Limit Highway Trust Fund spending to anticipated revenues. This option would reduce federal funding for highways and mass transit, starting in fiscal year 2021 (i.e. after the end of the FAST Act), by lowering the obligation limitations for highway and transit programs supported by the Highway Trust Fund to the amount of revenues projected to be credited to the fund. The federal taxes that directly fund the Highway Trust Fund would not change. (The option would not affect highway spending that is exempt from the limitations on obligations; CBO projects $739 million per year in such spending.) Total new spending commitments over the eight years 2021-2028 period would be $171 billion below baseline, and deficit reduction over that period would be $116 billion below baseline outlays.
Eliminate funding for Amtrak. This option eliminates all new appropriations for grants to Amtrak starting in fiscal 2020. The total deficit reduction (outlays) would be $19.8 billion over ten years.
Eliminate funding for Essential Air Service subsidies. This option eliminates both the discretionary component of Essential Air Service subsides in the annual appropriation bill and the mandatory fee-funded component of EAS. Total deficit reduction (outlays) would be about $2.9 billion over ten years.
Eliminate the Federal Transit Administration. This option would phase out the FTA, terminating new spending on its programs after the FAST Act expires in 2020 and eliminating the agency entirely upon completion of its outstanding grants.
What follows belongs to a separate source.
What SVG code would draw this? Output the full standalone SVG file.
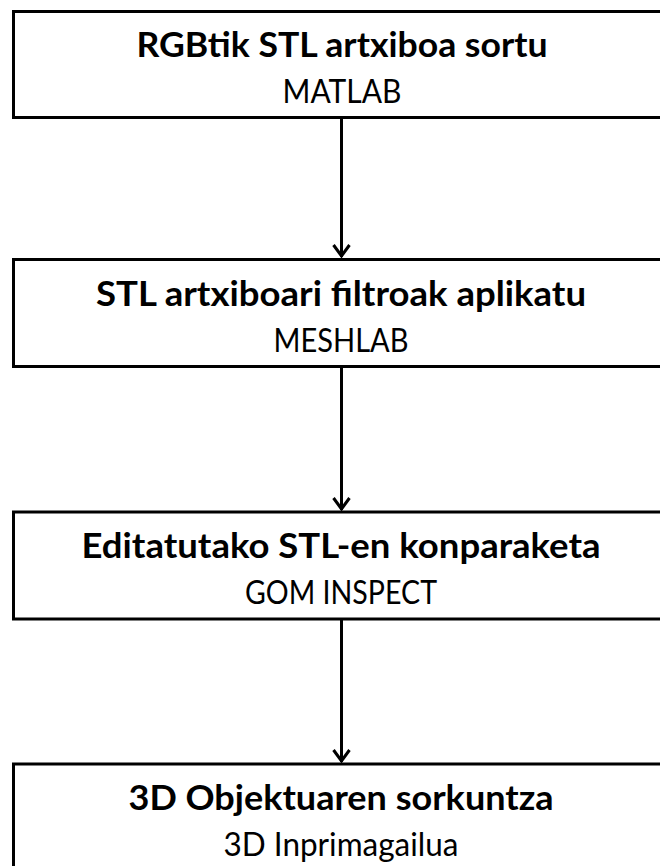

The option would not affect the federal taxes on motor fuels that provide some of the funding for the FTA: The 2.86 cents per gallon now credited to the Mass Transit Account of the Highway Trust Fund would continue to be collected, whether the revenues were credited to the (sole remaining) Highway Account of the HTF or to the general fund of the Treasury. This option result in $127 in reduced appropriations and contract authority over eight years, which would translate into $87 billion in deficit reduction through lower outlays.
Repeal the Davis-Bacon Act. This option would repeal the Davis-Bacon prevailing wage law, thus decreasing the cost of projects in federal construction or federally-assisted construction programs. The option assumes that Congress would then somehow reduce appropriations, and obligation limitations on Highway Trust Fund and airport contract authority programs, by the amount by which those project costs were reduced (no one is quite sure how that last part would work in practice). CBO estimates that total appropriations and transportation obligation limitations could decrease by $18.4 billion over a decade in the absence of Davis-Bacon, which would then lead to $12.1 billion in deficit reduction due to decreased outlays.
Reduce EPA water grants by 50 percent. This option would reduce the EPA’s State and Tribal Assistance Grants account by 25 percent in FY 2020 and by another 25 percent in 2021 and thereafter. This account funds grants for wastewater and drinking water infrastructure, as well as other grants that help states implement federal water, air, waste, and chemical programs. CBO estimates that this would reduce appropriations for the account by $16.7 billion over ten years which would translate into $14 billion in reduced federal deficits via lower outlays.
Increase TSA Aviation Security Fees by $2.65 each way. This option would increase the TSA aviation security fee (a discretionary offsetting collection that shows up in the budget as negative spending, which is why it is in the spending side of the report and not the revenue side). The fee is currently capped at $5.60 per one-way ticket, and the budget option would increase this by $2.65 one-way, to a maximum of $8.25 one-way and $16.50 per round-trip. This option would decrease deficits by $20.5 billion over a decade through increased fee collections.